:: TASK TO CARRY OUT ::
Starting at the line containing "What matplotlib code" and ending at the line containing "plt.rcParams['mathtext.fontset'] = 'stix'", reproduce each line exactly as written, with both end lines included and all pictures omitted.

* begin *

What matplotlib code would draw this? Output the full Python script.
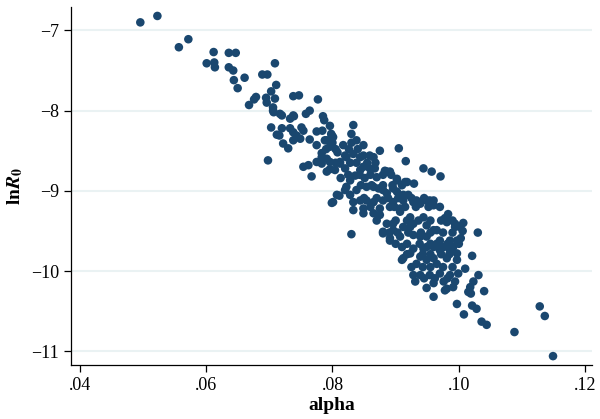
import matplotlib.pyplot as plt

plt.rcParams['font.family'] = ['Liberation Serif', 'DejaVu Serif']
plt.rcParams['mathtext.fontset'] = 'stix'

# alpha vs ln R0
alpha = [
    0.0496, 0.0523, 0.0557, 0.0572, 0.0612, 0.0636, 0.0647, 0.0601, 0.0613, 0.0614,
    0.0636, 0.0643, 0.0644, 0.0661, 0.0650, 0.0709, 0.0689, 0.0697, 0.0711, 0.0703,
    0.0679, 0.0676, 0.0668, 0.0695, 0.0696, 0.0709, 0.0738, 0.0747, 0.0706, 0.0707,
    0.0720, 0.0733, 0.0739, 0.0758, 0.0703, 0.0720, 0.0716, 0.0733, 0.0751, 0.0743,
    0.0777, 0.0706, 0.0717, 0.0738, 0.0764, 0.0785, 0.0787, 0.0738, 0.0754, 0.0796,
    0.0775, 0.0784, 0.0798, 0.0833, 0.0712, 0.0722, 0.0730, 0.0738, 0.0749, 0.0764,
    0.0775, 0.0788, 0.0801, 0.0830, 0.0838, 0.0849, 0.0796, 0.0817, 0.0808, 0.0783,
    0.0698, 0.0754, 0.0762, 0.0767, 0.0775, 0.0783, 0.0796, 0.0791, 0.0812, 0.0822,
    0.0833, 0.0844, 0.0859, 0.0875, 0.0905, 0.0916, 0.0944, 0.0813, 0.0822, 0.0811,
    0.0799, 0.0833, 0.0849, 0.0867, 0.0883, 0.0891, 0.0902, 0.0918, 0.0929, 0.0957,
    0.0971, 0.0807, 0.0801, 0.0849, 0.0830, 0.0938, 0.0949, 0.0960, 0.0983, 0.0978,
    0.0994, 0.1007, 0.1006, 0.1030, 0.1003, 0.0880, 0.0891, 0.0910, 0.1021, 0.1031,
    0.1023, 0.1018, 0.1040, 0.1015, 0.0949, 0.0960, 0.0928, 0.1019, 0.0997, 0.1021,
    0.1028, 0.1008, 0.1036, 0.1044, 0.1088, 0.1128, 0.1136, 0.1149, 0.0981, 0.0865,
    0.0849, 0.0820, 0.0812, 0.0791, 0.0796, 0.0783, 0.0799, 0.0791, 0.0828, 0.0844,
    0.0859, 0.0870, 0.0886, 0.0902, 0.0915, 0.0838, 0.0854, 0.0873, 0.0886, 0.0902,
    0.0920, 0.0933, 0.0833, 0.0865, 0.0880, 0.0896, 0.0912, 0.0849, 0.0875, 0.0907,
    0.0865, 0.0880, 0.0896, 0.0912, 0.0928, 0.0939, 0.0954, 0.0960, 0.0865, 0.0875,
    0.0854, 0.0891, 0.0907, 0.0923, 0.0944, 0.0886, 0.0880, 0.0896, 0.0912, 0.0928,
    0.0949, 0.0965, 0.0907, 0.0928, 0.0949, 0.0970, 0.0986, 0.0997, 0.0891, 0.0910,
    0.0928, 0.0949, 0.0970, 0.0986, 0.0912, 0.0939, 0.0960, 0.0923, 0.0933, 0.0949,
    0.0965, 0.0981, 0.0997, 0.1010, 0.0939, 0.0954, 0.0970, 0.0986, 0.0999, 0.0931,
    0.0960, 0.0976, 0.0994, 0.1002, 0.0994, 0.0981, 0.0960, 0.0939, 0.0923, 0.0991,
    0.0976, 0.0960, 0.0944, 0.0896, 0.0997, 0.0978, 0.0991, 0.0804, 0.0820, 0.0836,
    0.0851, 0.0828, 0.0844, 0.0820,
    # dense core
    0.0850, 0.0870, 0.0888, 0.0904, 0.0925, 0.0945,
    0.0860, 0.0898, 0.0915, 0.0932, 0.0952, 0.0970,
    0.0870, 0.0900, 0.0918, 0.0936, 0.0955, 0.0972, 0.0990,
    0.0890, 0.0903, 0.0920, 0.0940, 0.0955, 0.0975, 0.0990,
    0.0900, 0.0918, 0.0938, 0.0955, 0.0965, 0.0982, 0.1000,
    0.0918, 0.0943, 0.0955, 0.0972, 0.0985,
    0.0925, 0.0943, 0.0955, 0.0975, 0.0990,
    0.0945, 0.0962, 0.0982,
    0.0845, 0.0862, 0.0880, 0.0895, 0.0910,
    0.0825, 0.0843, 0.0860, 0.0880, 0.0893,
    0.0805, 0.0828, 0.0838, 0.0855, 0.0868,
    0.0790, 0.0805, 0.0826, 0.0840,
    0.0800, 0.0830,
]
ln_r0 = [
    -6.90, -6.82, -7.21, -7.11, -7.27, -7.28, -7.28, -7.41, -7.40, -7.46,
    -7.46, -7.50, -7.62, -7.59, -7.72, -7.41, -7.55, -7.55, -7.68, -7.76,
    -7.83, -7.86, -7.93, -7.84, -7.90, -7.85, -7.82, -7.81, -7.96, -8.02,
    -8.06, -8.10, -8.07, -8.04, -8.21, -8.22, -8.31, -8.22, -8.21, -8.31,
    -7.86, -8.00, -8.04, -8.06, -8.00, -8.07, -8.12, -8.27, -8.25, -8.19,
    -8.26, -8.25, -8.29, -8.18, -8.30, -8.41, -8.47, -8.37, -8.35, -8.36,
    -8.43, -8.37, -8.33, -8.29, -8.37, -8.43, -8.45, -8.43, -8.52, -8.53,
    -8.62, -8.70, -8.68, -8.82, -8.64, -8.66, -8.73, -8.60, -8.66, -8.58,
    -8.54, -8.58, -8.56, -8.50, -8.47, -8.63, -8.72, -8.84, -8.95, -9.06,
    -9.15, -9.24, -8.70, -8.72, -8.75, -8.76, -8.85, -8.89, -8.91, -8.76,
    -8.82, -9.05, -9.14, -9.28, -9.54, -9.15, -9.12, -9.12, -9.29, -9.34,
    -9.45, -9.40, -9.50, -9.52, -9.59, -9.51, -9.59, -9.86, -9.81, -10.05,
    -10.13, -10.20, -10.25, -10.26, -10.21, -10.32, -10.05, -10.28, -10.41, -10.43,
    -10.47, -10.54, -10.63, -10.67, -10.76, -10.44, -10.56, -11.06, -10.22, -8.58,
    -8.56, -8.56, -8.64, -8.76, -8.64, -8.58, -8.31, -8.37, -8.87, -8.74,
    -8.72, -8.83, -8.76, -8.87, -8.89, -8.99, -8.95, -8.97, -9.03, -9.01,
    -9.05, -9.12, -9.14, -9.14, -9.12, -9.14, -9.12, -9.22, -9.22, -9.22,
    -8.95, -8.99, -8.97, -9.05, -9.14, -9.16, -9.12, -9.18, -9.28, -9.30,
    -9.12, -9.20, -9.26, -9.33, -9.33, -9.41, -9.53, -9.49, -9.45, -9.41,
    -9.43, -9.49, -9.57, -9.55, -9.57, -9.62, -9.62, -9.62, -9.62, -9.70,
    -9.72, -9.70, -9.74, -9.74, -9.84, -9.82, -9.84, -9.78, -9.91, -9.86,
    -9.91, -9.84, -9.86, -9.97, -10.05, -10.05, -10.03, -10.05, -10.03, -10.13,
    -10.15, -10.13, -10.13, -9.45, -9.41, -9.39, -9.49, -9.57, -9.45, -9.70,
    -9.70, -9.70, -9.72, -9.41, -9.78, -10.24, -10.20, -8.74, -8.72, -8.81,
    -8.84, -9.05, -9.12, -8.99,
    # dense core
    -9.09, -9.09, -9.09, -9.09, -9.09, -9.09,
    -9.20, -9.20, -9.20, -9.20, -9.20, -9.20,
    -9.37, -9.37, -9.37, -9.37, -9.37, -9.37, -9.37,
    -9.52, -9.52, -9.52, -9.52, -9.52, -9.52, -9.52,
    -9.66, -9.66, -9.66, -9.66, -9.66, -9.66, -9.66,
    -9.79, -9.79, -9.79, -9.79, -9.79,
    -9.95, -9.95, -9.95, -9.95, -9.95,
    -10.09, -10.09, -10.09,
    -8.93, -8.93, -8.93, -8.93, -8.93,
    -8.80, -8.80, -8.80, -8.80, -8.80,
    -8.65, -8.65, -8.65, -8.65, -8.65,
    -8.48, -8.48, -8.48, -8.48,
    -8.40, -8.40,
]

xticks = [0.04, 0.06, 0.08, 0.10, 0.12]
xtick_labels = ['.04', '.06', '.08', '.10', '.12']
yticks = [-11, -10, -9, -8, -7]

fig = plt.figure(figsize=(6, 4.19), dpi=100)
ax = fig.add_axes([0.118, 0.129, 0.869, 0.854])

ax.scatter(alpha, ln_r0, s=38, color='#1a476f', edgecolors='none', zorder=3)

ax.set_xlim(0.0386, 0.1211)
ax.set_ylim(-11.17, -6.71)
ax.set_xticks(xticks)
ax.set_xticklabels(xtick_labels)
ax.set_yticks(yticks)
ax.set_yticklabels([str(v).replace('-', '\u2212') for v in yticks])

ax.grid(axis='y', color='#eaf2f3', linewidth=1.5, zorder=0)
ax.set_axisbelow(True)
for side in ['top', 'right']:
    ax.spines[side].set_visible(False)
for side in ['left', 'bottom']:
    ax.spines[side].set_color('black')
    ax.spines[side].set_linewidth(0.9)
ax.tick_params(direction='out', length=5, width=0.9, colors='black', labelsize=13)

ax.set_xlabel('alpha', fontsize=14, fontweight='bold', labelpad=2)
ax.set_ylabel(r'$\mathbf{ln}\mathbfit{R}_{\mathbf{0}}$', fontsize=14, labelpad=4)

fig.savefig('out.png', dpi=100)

* end *
* begin *

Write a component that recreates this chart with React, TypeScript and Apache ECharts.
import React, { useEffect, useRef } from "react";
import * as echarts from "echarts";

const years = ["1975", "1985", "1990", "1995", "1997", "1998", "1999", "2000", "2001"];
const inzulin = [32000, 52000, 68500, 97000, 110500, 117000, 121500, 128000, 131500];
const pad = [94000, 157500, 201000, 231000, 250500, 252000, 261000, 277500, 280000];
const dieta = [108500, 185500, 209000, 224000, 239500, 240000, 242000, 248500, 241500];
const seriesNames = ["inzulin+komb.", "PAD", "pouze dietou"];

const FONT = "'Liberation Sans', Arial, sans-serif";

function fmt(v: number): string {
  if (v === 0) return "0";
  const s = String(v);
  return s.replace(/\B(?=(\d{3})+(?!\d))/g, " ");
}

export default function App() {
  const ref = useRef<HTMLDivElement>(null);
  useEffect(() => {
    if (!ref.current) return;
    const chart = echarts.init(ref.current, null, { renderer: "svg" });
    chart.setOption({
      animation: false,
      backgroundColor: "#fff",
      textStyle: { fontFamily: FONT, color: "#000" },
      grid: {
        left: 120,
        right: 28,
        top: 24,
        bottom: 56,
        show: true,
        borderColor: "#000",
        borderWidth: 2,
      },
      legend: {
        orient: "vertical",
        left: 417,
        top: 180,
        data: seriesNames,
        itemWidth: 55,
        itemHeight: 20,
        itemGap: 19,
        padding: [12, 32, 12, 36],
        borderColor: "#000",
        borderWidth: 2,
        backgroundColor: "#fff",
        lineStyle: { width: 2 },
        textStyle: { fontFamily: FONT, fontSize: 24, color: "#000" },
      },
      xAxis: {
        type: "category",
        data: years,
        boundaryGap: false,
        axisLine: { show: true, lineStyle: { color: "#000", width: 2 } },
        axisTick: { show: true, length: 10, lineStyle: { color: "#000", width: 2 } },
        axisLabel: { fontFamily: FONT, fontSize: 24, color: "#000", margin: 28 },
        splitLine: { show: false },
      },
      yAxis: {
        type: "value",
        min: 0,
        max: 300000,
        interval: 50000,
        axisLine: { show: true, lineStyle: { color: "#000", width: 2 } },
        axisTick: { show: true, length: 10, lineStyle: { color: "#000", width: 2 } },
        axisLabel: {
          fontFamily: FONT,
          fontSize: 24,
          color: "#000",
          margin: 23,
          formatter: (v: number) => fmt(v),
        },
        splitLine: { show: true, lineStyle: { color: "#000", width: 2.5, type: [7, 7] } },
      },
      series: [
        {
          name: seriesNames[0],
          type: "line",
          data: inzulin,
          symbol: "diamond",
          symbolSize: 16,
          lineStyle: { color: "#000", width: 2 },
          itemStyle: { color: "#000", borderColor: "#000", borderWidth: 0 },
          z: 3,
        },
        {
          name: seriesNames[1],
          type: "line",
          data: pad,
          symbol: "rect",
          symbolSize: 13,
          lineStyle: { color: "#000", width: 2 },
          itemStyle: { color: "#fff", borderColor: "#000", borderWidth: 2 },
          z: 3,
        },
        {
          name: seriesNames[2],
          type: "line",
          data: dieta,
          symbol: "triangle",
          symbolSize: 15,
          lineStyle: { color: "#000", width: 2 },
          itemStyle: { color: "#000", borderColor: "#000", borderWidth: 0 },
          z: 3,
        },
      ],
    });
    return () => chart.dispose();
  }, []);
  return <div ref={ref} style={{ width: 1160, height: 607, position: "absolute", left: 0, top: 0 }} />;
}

* end *

:: REPLY TO THE TASK ::
What matplotlib code would draw this? Output the full Python script.
import matplotlib.pyplot as plt

plt.rcParams['font.family'] = ['Liberation Serif', 'DejaVu Serif']
plt.rcParams['mathtext.fontset'] = 'stix'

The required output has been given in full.